→ What you have to do
Go through the data below and gather each line containing "this".

## begin Input

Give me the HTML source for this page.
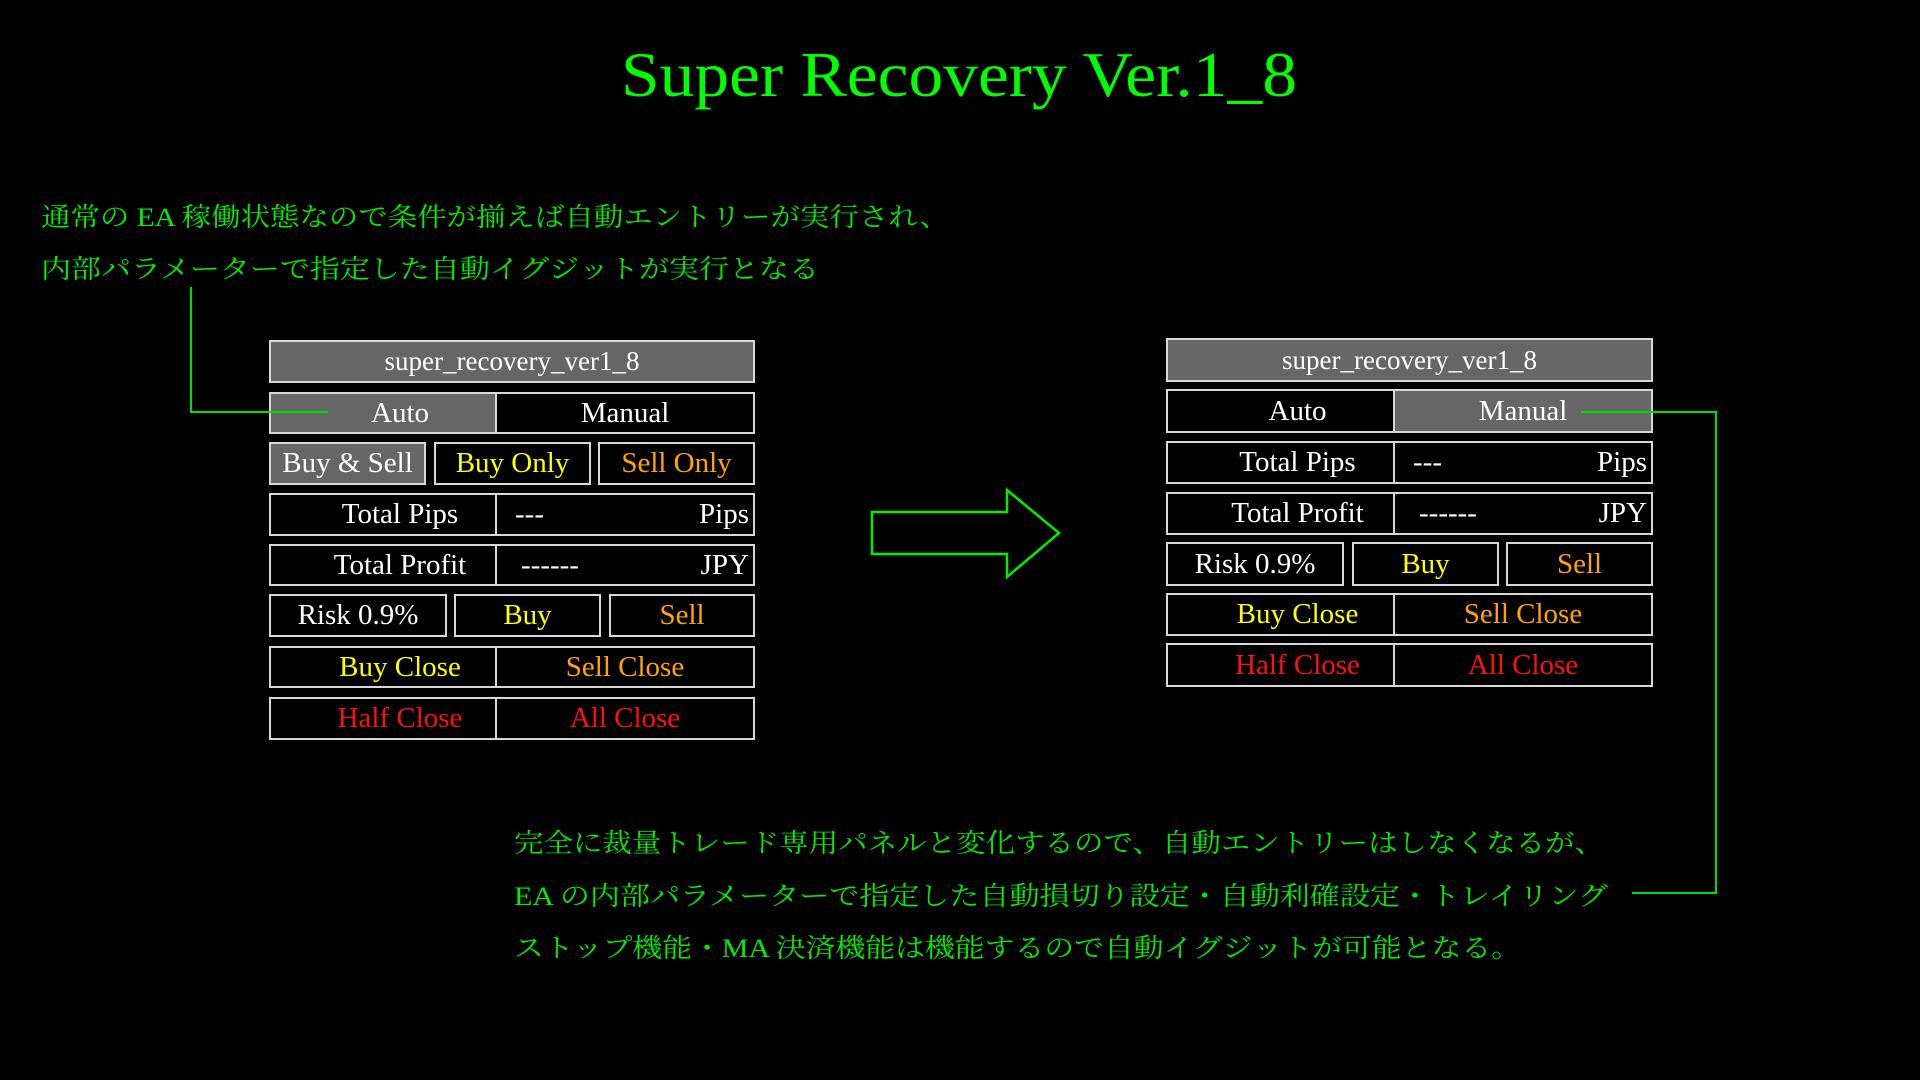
<!DOCTYPE html>
<html><head><meta charset="utf-8"><style>
html,body{margin:0;padding:0;background:#000;}
body{width:1920px;height:1080px;position:relative;overflow:hidden;font-family:"Liberation Serif","Noto Serif CJK JP",serif;}
.c{position:absolute;box-sizing:border-box;border:2px solid #d8d8d8;background:#000;color:#fff;font-size:29px;text-align:center;white-space:nowrap;overflow:hidden;}
.g{background:#666;}
.w{color:#fff}.y{color:#ffff00}.o{color:#ffa500}.r{color:#ff1010}
</style></head><body>
<svg width="1920" height="1080" style="position:absolute;left:0;top:0">
<text x="959" y="96" text-anchor="middle" font-family="Liberation Serif, serif" font-size="64" fill="#00ff00" textLength="676" lengthAdjust="spacingAndGlyphs">Super Recovery Ver.1_8</text>
<g font-family="Liberation Serif, Noto Serif CJK JP, serif" font-size="26" fill="#00ee00">
<text x="41" y="226" textLength="908" lengthAdjust="spacingAndGlyphs">通常の EA 稼働状態なので条件が揃えば自動エントリーが実行され、</text>
<text x="41" y="278" textLength="778" lengthAdjust="spacingAndGlyphs">内部パラメーターで指定した自動イグジットが実行となる</text>
<text x="514" y="852" textLength="1090" lengthAdjust="spacingAndGlyphs">完全に裁量トレード専用パネルと変化するので、自動エントリーはしなくなるが、</text>
<text x="514" y="905" textLength="1094" lengthAdjust="spacingAndGlyphs">EA の内部パラメーターで指定した自動損切り設定・自動利確設定・トレイリング</text>
<text x="514" y="957" textLength="1007" lengthAdjust="spacingAndGlyphs">ストップ機能・MA 決済機能は機能するので自動イグジットが可能となる。</text>
</g>
<polygon points="872,512 1007,512 1007,490 1059,533 1007,577 1007,554 872,554" fill="#000" stroke="#00ee00" stroke-width="2.5"/>
</svg>

<!-- LEFT PANEL -->
<div class="c g" style="left:269px;top:340px;width:486px;height:43px;line-height:39px;font-size:27px">super_recovery_ver1_8</div>
<div class="c g" style="left:269px;top:392px;width:228px;height:42px;line-height:38px;padding-left:34px">Auto</div>
<div class="c" style="left:495px;top:392px;width:260px;height:42px;line-height:38px">Manual</div>
<div class="c g" style="left:269px;top:442px;width:157px;height:43px;line-height:39px">Buy &amp; Sell</div>
<div class="c y" style="left:434px;top:442px;width:157px;height:43px;line-height:39px">Buy Only</div>
<div class="c o" style="left:598px;top:442px;width:157px;height:43px;line-height:39px">Sell Only</div>
<div class="c" style="left:269px;top:493px;width:228px;height:43px;line-height:39px;padding-left:34px">Total Pips</div>
<div class="c" style="left:495px;top:493px;width:260px;height:43px;line-height:39px;text-align:left;padding-left:18px">---<span style="position:absolute;right:4px">Pips</span></div>
<div class="c" style="left:269px;top:544px;width:228px;height:42px;line-height:38px;padding-left:34px">Total Profit</div>
<div class="c" style="left:495px;top:544px;width:260px;height:42px;line-height:38px;text-align:left;padding-left:24px">------<span style="position:absolute;right:4px">JPY</span></div>
<div class="c" style="left:269px;top:594px;width:178px;height:43px;line-height:39px">Risk 0.9%</div>
<div class="c y" style="left:454px;top:594px;width:147px;height:43px;line-height:39px">Buy</div>
<div class="c o" style="left:609px;top:594px;width:146px;height:43px;line-height:39px">Sell</div>
<div class="c y" style="left:269px;top:646px;width:228px;height:42px;line-height:38px;padding-left:34px">Buy Close</div>
<div class="c o" style="left:495px;top:646px;width:260px;height:42px;line-height:38px">Sell Close</div>
<div class="c r" style="left:269px;top:697px;width:228px;height:43px;line-height:39px;padding-left:34px">Half Close</div>
<div class="c r" style="left:495px;top:697px;width:260px;height:43px;line-height:39px">All Close</div>

<!-- RIGHT PANEL -->
<div class="c g" style="left:1166px;top:338px;width:487px;height:44px;line-height:40px;font-size:27px">super_recovery_ver1_8</div>
<div class="c" style="left:1166px;top:389px;width:229px;height:44px;line-height:40px;padding-left:34px">Auto</div>
<div class="c g" style="left:1393px;top:389px;width:260px;height:44px;line-height:40px">Manual</div>
<div class="c" style="left:1166px;top:441px;width:229px;height:43px;line-height:39px;padding-left:34px">Total Pips</div>
<div class="c" style="left:1393px;top:441px;width:260px;height:43px;line-height:39px;text-align:left;padding-left:18px">---<span style="position:absolute;right:4px">Pips</span></div>
<div class="c" style="left:1166px;top:492px;width:229px;height:43px;line-height:39px;padding-left:34px">Total Profit</div>
<div class="c" style="left:1393px;top:492px;width:260px;height:43px;line-height:39px;text-align:left;padding-left:24px">------<span style="position:absolute;right:4px">JPY</span></div>
<div class="c" style="left:1166px;top:542px;width:178px;height:44px;line-height:40px">Risk 0.9%</div>
<div class="c y" style="left:1352px;top:542px;width:147px;height:44px;line-height:40px">Buy</div>
<div class="c o" style="left:1506px;top:542px;width:147px;height:44px;line-height:40px">Sell</div>
<div class="c y" style="left:1166px;top:593px;width:229px;height:43px;line-height:39px;padding-left:34px">Buy Close</div>
<div class="c o" style="left:1393px;top:593px;width:260px;height:43px;line-height:39px">Sell Close</div>
<div class="c r" style="left:1166px;top:643px;width:229px;height:44px;line-height:40px;padding-left:34px">Half Close</div>
<div class="c r" style="left:1393px;top:643px;width:260px;height:44px;line-height:40px">All Close</div>

<svg width="1920" height="1080" style="position:absolute;left:0;top:0;pointer-events:none">
<polyline points="191,287 191,412 328,412" fill="none" stroke="#00dd00" stroke-width="2"/>
<polyline points="1581,412 1716,412 1716,893 1632,893" fill="none" stroke="#00dd00" stroke-width="2"/>
</svg>
</body></html>
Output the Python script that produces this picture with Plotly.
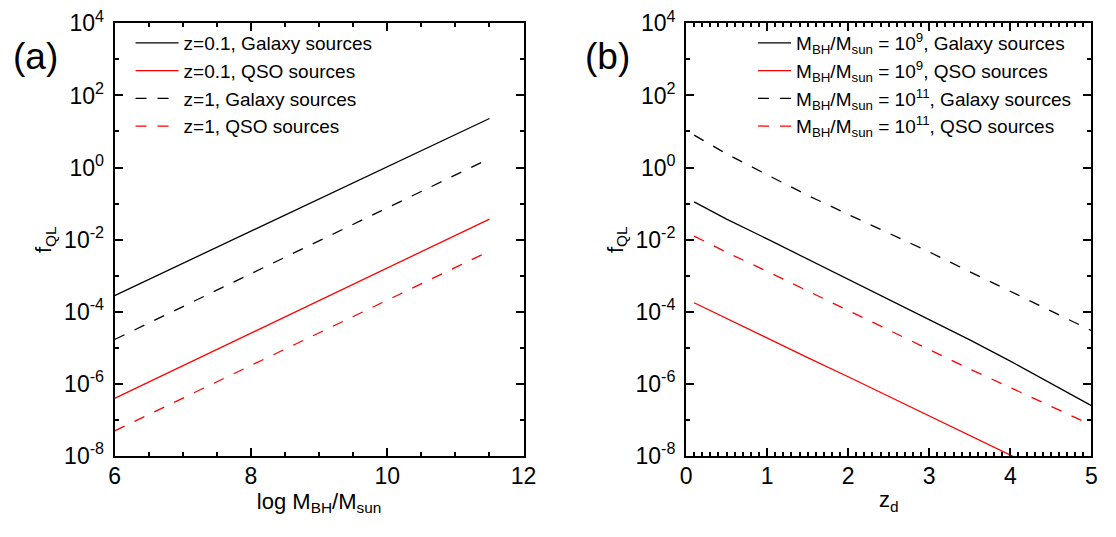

## end Input

→ Response
Give me the HTML source for this page.
Output the Python script that produces this picture with Plotly.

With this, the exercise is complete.